Thinking back to the late 1800's when I was in high school, I recall a dress code being in the student handbook. As an angsty teen with a tenuous grasp on the First Amendment, I thought that this was tyranny of the highest order. Little did I know at the time, but the Supreme Court had taken up this issue and carved out a few rules. In Tinker v Des Moines
, the Court said that schools can limit student speech (including t-shirt speech) when the speech or expression will create a substantial disruption or invade others' rights.
Then came Harper v Poway Unified School District
. Over at the First Amendment Center, David L. Hudson Jr. has some analysis
about this interesting Ninth Circuit case. I have been meaning to write about this case. I meant to when the decision first came down. I meant to when the Ninth denied an en banc
rehearing. I have the time now, and Hudson's article is excellent, so here we go.
Using one of the rhetorical questions asked by Hudson, I'll paraphrase what happened in the case...
[T]he 9th U.S. Circuit Court of Appeals stated that school officials could prohibit student Tyler Chase Harper from wearing shirts bearing messages such as "BE ASHAMED, OUR SCHOOL EMBRACED WHAT GOD HAS CONDEMNED" and "HOMOSEXUALITY IS SHAMEFUL." Harper wore the shirts to protest his school's support of a National Day of Silence, which promotes tolerance of sexual orientation.
Harper sued, claiming that the school's silencing of his expression amounted to viewpoint discrimination because the school allowed expression of what Harper considered the pro-gay viewpoints associated with the Day of Silence
Writing for the majority, Judge Stephen Reinhardt claimed that Harper's shirt invaded the rights of the other students. I'm still not exactly sure what constitutes an invasion of rights. Reinhardt seems to think that offending someone greatly is enough. In dissent, Judge Alex Kozinski stated "I have considerable difficulty with giving school authorities the power to decide that only one side of a controversial topic may be discussed in the school environment because the opposing point of view is too extreme or demeaning."
There is the interesting issue here. The school decided to endorse the National Day of Silence, taking a side in a social issue. They then decided to restrict the speech of Harper, who ended up spending the rest of the day in the office because of his shirt.
Hudson quotes the most head-shaking part of this case, the en banc
denial concurrence written by Reinhardt...
In his concurrence to the denial of en banc review, Reinhardt wrote that "the dissenters still don't get the message - or Tinker!" He wrote: "Whatever the reason for the dissenters' blindness, it is surely not beyond the authority of local school boards to attempt to protect young minority students against verbal persecution, and the exercise of that authority by school boards is surely consistent with Tinker's protection of the right of individual students 'to be secure and to be let alone.'"

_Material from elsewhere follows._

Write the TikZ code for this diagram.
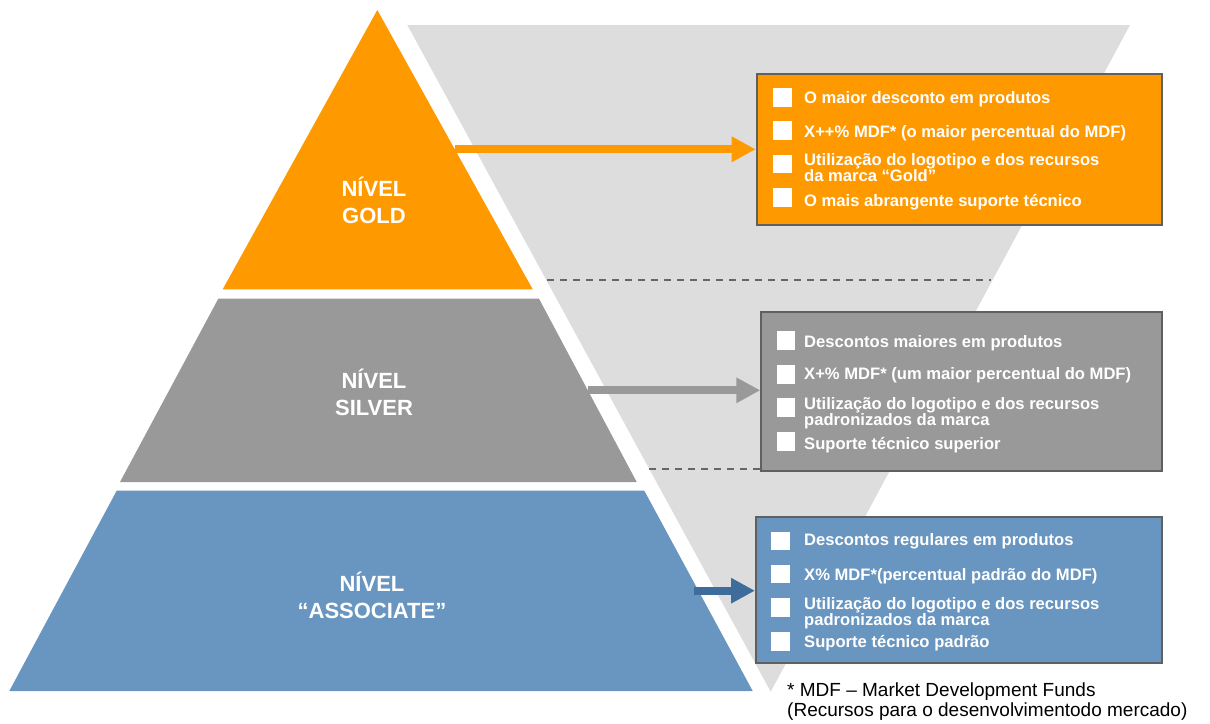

Judge Reinhardt once again shows his two most prominent qualities: arrogance and being wrong. He excells in both fields. His little "I'm right, you're wrong!" temper tantrum is very cute.
Ninth Circuit conservative stalwart Judge Diarmuid O'Scannlain fired back at Reinhardt...
Several judges voted to rehear the case, including Judge Diarmuid O'Scannlain, who wrote that "the panel majority's decision amounts to approval of blatant viewpoint discrimination." He reasoned that "under the panel majority's decision, school administrators are now free to give one side of debatable public questions a free pass while muzzling voices raised in opposition."
O'Scannlain sees this decision as being dangerous precedent. If it stands, schools can take sides in social issues like this, then restrict or punish students that choose to voice opinions that conflict with the school's stance. How far will this power of the schools go?
Harper's attorney will decide in the next week whether or not to appeal the case to the Supreme Court. I have no idea why he wouldn't do it. I think that Reinhardt's view of Tinker
is incredibly wrong, and the Court is not going to let this stand. If other circuits bought into the reasoning in this case, it could cause major restrictions of free speech in schools everywhere. Hudson seems to agree...
[I]t involves an unusual application of the Tinker standards. The vast majority of cases applying Tinker have focused on the "substantial disruption" standard, whereas the Harper v. Poway panel opinion seized on the oft-ignored Tinker language of "invasion of the rights of others." Lower courts need guidance on the application of this part of Tinker.
The "invasion of the rights of others" language is insanely broad and squishy. The Court needs to create some guidelines about this language or judges like Reinhardt are going to have a field day with it.